**YOUR GOAL**
Going from the top of the data below, give again each line through the one containing "A_PRI_BG = [10, 10]", both ends kept.

************

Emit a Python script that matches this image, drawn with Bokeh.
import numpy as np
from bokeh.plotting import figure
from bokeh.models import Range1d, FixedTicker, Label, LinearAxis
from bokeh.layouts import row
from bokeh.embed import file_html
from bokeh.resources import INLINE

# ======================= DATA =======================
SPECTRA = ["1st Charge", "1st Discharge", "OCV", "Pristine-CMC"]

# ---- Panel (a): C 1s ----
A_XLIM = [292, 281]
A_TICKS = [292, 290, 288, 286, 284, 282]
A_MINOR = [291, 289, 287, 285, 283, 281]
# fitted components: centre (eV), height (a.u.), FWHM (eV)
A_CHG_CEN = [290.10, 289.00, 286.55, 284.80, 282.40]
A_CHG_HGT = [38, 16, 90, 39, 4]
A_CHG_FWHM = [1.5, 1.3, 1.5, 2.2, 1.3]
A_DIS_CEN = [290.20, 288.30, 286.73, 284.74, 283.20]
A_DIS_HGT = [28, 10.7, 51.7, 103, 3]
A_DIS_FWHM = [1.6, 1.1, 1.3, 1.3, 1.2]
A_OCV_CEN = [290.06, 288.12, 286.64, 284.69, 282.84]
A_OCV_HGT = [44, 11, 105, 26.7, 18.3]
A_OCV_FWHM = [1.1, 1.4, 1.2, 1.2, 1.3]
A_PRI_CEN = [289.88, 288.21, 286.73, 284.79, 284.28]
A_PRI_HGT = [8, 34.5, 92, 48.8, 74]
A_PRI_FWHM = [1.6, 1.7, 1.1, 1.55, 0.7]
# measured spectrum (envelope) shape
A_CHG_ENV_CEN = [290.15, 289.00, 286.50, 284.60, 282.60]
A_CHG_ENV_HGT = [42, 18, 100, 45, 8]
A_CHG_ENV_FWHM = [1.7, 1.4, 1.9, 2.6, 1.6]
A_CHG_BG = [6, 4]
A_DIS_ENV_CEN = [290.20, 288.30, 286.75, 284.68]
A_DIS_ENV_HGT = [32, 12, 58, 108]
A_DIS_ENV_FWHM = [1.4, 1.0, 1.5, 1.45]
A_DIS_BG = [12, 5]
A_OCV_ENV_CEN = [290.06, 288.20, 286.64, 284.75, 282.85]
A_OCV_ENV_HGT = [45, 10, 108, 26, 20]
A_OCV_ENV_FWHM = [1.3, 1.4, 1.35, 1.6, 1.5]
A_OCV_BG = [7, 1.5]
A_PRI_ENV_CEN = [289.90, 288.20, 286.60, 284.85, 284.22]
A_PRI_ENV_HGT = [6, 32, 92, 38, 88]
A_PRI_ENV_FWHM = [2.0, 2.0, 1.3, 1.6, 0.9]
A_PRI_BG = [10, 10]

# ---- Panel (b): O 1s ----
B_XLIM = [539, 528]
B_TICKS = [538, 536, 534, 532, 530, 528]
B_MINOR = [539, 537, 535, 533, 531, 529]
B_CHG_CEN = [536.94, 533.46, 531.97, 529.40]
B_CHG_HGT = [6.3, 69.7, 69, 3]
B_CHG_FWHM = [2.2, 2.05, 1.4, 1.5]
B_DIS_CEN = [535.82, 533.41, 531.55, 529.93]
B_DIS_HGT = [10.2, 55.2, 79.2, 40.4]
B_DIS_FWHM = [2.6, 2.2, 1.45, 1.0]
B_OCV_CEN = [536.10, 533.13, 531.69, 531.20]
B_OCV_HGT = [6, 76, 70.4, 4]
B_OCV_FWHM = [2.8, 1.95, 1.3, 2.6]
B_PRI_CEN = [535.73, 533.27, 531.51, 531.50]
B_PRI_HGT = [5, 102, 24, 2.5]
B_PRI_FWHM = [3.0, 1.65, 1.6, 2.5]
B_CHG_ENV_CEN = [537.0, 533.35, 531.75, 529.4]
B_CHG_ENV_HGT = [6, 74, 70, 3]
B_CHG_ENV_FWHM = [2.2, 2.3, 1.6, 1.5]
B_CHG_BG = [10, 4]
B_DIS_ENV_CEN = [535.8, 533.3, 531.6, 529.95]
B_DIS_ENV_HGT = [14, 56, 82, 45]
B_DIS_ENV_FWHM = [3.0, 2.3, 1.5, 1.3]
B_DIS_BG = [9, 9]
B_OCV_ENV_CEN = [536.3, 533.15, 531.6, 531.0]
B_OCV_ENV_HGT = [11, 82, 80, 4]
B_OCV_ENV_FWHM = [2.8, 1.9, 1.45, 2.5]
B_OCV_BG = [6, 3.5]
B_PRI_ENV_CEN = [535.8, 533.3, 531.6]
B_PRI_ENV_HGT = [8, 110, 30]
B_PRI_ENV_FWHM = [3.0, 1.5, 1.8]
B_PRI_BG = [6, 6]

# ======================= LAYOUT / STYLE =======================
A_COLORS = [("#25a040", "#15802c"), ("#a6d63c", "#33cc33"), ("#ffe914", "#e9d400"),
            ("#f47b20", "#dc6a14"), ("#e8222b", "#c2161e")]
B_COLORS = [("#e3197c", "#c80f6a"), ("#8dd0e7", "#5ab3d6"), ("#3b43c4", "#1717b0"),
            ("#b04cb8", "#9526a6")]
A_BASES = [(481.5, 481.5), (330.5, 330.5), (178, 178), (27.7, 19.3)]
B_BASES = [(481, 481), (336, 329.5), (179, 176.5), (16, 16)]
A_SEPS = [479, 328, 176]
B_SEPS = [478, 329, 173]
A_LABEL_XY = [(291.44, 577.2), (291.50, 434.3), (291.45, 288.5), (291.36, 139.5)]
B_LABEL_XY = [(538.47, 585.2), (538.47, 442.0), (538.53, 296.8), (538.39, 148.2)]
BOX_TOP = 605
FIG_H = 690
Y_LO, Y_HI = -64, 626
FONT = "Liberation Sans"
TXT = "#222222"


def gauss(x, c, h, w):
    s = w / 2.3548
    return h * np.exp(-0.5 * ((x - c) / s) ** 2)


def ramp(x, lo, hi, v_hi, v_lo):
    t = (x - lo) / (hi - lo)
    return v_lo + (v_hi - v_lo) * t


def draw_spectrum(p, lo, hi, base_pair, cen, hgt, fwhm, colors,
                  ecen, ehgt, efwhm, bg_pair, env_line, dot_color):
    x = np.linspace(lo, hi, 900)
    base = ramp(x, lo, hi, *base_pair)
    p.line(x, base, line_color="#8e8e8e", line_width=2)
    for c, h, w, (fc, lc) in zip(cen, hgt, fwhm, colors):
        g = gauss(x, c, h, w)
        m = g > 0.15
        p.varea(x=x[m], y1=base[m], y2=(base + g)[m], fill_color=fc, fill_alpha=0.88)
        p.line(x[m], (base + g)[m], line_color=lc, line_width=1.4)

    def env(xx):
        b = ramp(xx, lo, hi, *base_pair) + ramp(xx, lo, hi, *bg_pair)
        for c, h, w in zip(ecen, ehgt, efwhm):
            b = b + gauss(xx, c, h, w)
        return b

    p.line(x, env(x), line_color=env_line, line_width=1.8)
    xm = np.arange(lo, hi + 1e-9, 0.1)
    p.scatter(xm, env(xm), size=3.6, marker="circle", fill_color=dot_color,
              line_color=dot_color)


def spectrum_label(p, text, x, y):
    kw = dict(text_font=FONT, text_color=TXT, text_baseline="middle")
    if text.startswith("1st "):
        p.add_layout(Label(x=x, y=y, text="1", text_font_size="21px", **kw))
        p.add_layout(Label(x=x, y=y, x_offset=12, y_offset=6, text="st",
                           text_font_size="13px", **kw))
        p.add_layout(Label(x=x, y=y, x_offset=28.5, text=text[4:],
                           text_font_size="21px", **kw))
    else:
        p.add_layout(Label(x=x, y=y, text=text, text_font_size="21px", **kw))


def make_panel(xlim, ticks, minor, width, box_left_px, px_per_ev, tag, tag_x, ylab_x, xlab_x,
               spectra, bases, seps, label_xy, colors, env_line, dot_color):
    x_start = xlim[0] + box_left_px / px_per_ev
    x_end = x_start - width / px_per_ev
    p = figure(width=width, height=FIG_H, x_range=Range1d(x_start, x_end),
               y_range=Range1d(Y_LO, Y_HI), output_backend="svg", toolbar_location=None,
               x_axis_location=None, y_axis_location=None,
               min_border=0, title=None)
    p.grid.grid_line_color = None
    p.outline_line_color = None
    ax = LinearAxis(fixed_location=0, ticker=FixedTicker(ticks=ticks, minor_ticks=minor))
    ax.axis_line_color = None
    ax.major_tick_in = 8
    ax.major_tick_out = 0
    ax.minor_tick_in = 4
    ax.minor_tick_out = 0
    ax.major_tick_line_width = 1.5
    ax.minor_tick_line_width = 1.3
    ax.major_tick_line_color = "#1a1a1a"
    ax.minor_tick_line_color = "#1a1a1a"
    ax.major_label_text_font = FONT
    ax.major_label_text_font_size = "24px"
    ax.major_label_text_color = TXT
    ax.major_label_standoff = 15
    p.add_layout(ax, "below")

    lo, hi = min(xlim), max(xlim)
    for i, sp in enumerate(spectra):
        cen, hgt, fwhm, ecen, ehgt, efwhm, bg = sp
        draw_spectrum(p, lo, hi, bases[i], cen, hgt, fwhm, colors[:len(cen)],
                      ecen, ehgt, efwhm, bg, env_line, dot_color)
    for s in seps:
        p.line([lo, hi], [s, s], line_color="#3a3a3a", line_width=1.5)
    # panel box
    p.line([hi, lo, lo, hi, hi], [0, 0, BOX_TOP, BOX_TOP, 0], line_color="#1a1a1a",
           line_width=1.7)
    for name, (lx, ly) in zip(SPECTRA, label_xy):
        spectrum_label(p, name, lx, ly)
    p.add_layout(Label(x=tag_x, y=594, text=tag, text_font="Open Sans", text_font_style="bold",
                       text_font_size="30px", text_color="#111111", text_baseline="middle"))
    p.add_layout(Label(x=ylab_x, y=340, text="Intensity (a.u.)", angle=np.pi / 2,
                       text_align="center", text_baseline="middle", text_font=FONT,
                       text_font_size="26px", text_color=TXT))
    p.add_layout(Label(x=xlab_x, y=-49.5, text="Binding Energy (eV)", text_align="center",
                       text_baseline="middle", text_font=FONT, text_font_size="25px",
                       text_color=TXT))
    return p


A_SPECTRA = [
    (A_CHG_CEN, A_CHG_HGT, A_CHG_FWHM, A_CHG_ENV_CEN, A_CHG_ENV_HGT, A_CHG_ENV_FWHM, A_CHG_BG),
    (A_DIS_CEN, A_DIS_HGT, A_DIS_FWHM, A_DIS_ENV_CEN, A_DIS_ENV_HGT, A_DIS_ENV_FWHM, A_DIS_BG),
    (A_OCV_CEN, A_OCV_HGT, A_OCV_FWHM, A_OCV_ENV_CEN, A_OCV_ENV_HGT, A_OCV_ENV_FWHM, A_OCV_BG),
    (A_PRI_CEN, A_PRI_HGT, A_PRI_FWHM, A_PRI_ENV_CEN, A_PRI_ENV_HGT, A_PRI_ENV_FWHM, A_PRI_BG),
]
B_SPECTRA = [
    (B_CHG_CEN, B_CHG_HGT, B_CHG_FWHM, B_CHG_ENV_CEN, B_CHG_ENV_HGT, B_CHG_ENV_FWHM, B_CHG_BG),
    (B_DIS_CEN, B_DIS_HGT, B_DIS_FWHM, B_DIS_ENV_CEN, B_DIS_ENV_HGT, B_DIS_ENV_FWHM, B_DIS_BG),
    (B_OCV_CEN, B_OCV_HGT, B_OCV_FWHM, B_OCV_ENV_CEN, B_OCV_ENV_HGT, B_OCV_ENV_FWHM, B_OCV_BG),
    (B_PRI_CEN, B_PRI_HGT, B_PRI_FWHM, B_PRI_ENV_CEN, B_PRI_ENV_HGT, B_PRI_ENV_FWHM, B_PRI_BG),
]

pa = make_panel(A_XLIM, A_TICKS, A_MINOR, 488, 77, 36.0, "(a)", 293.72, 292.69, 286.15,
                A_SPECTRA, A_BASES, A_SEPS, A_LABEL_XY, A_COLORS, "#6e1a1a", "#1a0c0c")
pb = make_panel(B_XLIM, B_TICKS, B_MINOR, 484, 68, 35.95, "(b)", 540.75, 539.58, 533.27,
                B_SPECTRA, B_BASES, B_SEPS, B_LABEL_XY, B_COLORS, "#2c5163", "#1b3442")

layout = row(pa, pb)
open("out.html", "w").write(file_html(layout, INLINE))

************

**ANSWER FOR THIS EXERCISE**
Emit a Python script that matches this image, drawn with Bokeh.
import numpy as np
from bokeh.plotting import figure
from bokeh.models import Range1d, FixedTicker, Label, LinearAxis
from bokeh.layouts import row
from bokeh.embed import file_html
from bokeh.resources import INLINE

# ======================= DATA =======================
SPECTRA = ["1st Charge", "1st Discharge", "OCV", "Pristine-CMC"]

# ---- Panel (a): C 1s ----
A_XLIM = [292, 281]
A_TICKS = [292, 290, 288, 286, 284, 282]
A_MINOR = [291, 289, 287, 285, 283, 281]
# fitted components: centre (eV), height (a.u.), FWHM (eV)
A_CHG_CEN = [290.10, 289.00, 286.55, 284.80, 282.40]
A_CHG_HGT = [38, 16, 90, 39, 4]
A_CHG_FWHM = [1.5, 1.3, 1.5, 2.2, 1.3]
A_DIS_CEN = [290.20, 288.30, 286.73, 284.74, 283.20]
A_DIS_HGT = [28, 10.7, 51.7, 103, 3]
A_DIS_FWHM = [1.6, 1.1, 1.3, 1.3, 1.2]
A_OCV_CEN = [290.06, 288.12, 286.64, 284.69, 282.84]
A_OCV_HGT = [44, 11, 105, 26.7, 18.3]
A_OCV_FWHM = [1.1, 1.4, 1.2, 1.2, 1.3]
A_PRI_CEN = [289.88, 288.21, 286.73, 284.79, 284.28]
A_PRI_HGT = [8, 34.5, 92, 48.8, 74]
A_PRI_FWHM = [1.6, 1.7, 1.1, 1.55, 0.7]
# measured spectrum (envelope) shape
A_CHG_ENV_CEN = [290.15, 289.00, 286.50, 284.60, 282.60]
A_CHG_ENV_HGT = [42, 18, 100, 45, 8]
A_CHG_ENV_FWHM = [1.7, 1.4, 1.9, 2.6, 1.6]
A_CHG_BG = [6, 4]
A_DIS_ENV_CEN = [290.20, 288.30, 286.75, 284.68]
A_DIS_ENV_HGT = [32, 12, 58, 108]
A_DIS_ENV_FWHM = [1.4, 1.0, 1.5, 1.45]
A_DIS_BG = [12, 5]
A_OCV_ENV_CEN = [290.06, 288.20, 286.64, 284.75, 282.85]
A_OCV_ENV_HGT = [45, 10, 108, 26, 20]
A_OCV_ENV_FWHM = [1.3, 1.4, 1.35, 1.6, 1.5]
A_OCV_BG = [7, 1.5]
A_PRI_ENV_CEN = [289.90, 288.20, 286.60, 284.85, 284.22]
A_PRI_ENV_HGT = [6, 32, 92, 38, 88]
A_PRI_ENV_FWHM = [2.0, 2.0, 1.3, 1.6, 0.9]
A_PRI_BG = [10, 10]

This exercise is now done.